> _GIVEN TASK_: Do not copy the pictures; transcribe all other material exactly.

> _GIVEN INFORMATION_:
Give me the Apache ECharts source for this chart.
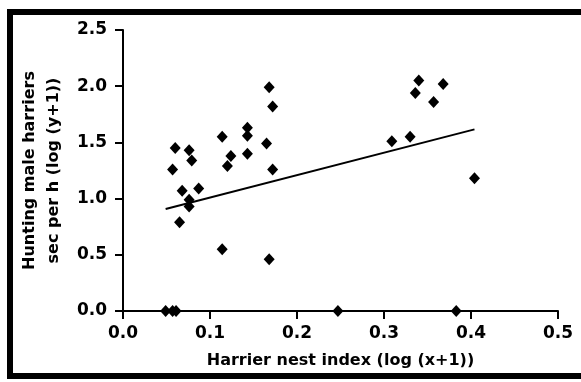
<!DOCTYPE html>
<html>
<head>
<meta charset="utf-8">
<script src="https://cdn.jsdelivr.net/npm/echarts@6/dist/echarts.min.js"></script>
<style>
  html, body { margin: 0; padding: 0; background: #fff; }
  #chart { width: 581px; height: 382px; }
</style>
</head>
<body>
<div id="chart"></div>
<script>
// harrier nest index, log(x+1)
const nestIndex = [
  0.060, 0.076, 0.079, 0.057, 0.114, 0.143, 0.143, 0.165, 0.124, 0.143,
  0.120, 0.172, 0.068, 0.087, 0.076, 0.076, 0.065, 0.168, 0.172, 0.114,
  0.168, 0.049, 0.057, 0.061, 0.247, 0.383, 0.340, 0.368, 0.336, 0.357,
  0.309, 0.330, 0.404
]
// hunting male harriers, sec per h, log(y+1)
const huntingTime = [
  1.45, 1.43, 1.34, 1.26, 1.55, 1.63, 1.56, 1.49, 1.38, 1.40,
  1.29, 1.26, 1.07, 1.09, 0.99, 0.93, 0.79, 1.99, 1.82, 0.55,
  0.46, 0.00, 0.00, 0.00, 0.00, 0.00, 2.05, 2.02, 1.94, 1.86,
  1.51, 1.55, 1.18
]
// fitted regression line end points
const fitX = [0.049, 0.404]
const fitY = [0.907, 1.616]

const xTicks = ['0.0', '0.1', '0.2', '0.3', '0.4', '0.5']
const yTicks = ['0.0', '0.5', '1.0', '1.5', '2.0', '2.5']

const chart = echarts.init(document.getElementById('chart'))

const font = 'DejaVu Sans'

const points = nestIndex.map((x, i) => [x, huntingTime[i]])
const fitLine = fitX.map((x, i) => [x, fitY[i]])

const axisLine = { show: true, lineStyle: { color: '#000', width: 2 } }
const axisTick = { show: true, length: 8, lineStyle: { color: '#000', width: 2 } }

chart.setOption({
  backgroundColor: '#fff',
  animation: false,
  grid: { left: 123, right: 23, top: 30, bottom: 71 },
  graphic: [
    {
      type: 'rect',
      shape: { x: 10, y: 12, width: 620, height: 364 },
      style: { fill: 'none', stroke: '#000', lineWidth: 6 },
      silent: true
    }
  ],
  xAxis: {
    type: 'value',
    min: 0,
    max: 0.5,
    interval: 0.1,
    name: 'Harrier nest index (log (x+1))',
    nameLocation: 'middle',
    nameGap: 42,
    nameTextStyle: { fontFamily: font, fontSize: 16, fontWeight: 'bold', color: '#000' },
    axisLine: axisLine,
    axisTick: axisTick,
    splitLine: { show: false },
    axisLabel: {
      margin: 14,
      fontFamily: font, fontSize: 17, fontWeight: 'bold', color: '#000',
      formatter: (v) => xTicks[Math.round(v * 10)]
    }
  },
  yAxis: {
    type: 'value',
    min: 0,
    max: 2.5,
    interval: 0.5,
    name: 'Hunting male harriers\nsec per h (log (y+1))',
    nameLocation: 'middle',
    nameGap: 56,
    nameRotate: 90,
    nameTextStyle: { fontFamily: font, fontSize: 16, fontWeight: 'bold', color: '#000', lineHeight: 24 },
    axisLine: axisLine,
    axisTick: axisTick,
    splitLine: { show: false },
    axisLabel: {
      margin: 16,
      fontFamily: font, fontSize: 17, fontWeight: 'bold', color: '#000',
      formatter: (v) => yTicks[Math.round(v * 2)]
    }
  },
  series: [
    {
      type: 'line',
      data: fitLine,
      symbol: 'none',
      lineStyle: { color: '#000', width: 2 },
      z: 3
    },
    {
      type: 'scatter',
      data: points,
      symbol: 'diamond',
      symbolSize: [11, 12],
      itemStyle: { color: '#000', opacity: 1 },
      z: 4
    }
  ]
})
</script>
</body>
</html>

> _SOLUTION TO THIS TASK_:
Give me the Apache ECharts source for this chart.
<!DOCTYPE html>
<html>
<head>
<meta charset="utf-8">
<script src="https://cdn.jsdelivr.net/npm/echarts@6/dist/echarts.min.js"></script>
<style>
  html, body { margin: 0; padding: 0; background: #fff; }
  #chart { width: 581px; height: 382px; }
</style>
</head>
<body>
<div id="chart"></div>
<script>
// harrier nest index, log(x+1)
const nestIndex = [
  0.060, 0.076, 0.079, 0.057, 0.114, 0.143, 0.143, 0.165, 0.124, 0.143,
  0.120, 0.172, 0.068, 0.087, 0.076, 0.076, 0.065, 0.168, 0.172, 0.114,
  0.168, 0.049, 0.057, 0.061, 0.247, 0.383, 0.340, 0.368, 0.336, 0.357,
  0.309, 0.330, 0.404
]
// hunting male harriers, sec per h, log(y+1)
const huntingTime = [
  1.45, 1.43, 1.34, 1.26, 1.55, 1.63, 1.56, 1.49, 1.38, 1.40,
  1.29, 1.26, 1.07, 1.09, 0.99, 0.93, 0.79, 1.99, 1.82, 0.55,
  0.46, 0.00, 0.00, 0.00, 0.00, 0.00, 2.05, 2.02, 1.94, 1.86,
  1.51, 1.55, 1.18
]
// fitted regression line end points
const fitX = [0.049, 0.404]
const fitY = [0.907, 1.616]

const xTicks = ['0.0', '0.1', '0.2', '0.3', '0.4', '0.5']
const yTicks = ['0.0', '0.5', '1.0', '1.5', '2.0', '2.5']

const chart = echarts.init(document.getElementById('chart'))

const font = 'DejaVu Sans'

const points = nestIndex.map((x, i) => [x, huntingTime[i]])
const fitLine = fitX.map((x, i) => [x, fitY[i]])

const axisLine = { show: true, lineStyle: { color: '#000', width: 2 } }
const axisTick = { show: true, length: 8, lineStyle: { color: '#000', width: 2 } }

chart.setOption({
  backgroundColor: '#fff',
  animation: false,
  grid: { left: 123, right: 23, top: 30, bottom: 71 },
  graphic: [
    {
      type: 'rect',
      shape: { x: 10, y: 12, width: 620, height: 364 },
      style: { fill: 'none', stroke: '#000', lineWidth: 6 },
      silent: true
    }
  ],
  xAxis: {
    type: 'value',
    min: 0,
    max: 0.5,
    interval: 0.1,
    name: 'Harrier nest index (log (x+1))',
    nameLocation: 'middle',
    nameGap: 42,
    nameTextStyle: { fontFamily: font, fontSize: 16, fontWeight: 'bold', color: '#000' },
    axisLine: axisLine,
    axisTick: axisTick,
    splitLine: { show: false },
    axisLabel: {
      margin: 14,
      fontFamily: font, fontSize: 17, fontWeight: 'bold', color: '#000',
      formatter: (v) => xTicks[Math.round(v * 10)]
    }
  },
  yAxis: {
    type: 'value',
    min: 0,
    max: 2.5,
    interval: 0.5,
    name: 'Hunting male harriers\nsec per h (log (y+1))',
    nameLocation: 'middle',
    nameGap: 56,
    nameRotate: 90,
    nameTextStyle: { fontFamily: font, fontSize: 16, fontWeight: 'bold', color: '#000', lineHeight: 24 },
    axisLine: axisLine,
    axisTick: axisTick,
    splitLine: { show: false },
    axisLabel: {
      margin: 16,
      fontFamily: font, fontSize: 17, fontWeight: 'bold', color: '#000',
      formatter: (v) => yTicks[Math.round(v * 2)]
    }
  },
  series: [
    {
      type: 'line',
      data: fitLine,
      symbol: 'none',
      lineStyle: { color: '#000', width: 2 },
      z: 3
    },
    {
      type: 'scatter',
      data: points,
      symbol: 'diamond',
      symbolSize: [11, 12],
      itemStyle: { color: '#000', opacity: 1 },
      z: 4
    }
  ]
})
</script>
</body>
</html>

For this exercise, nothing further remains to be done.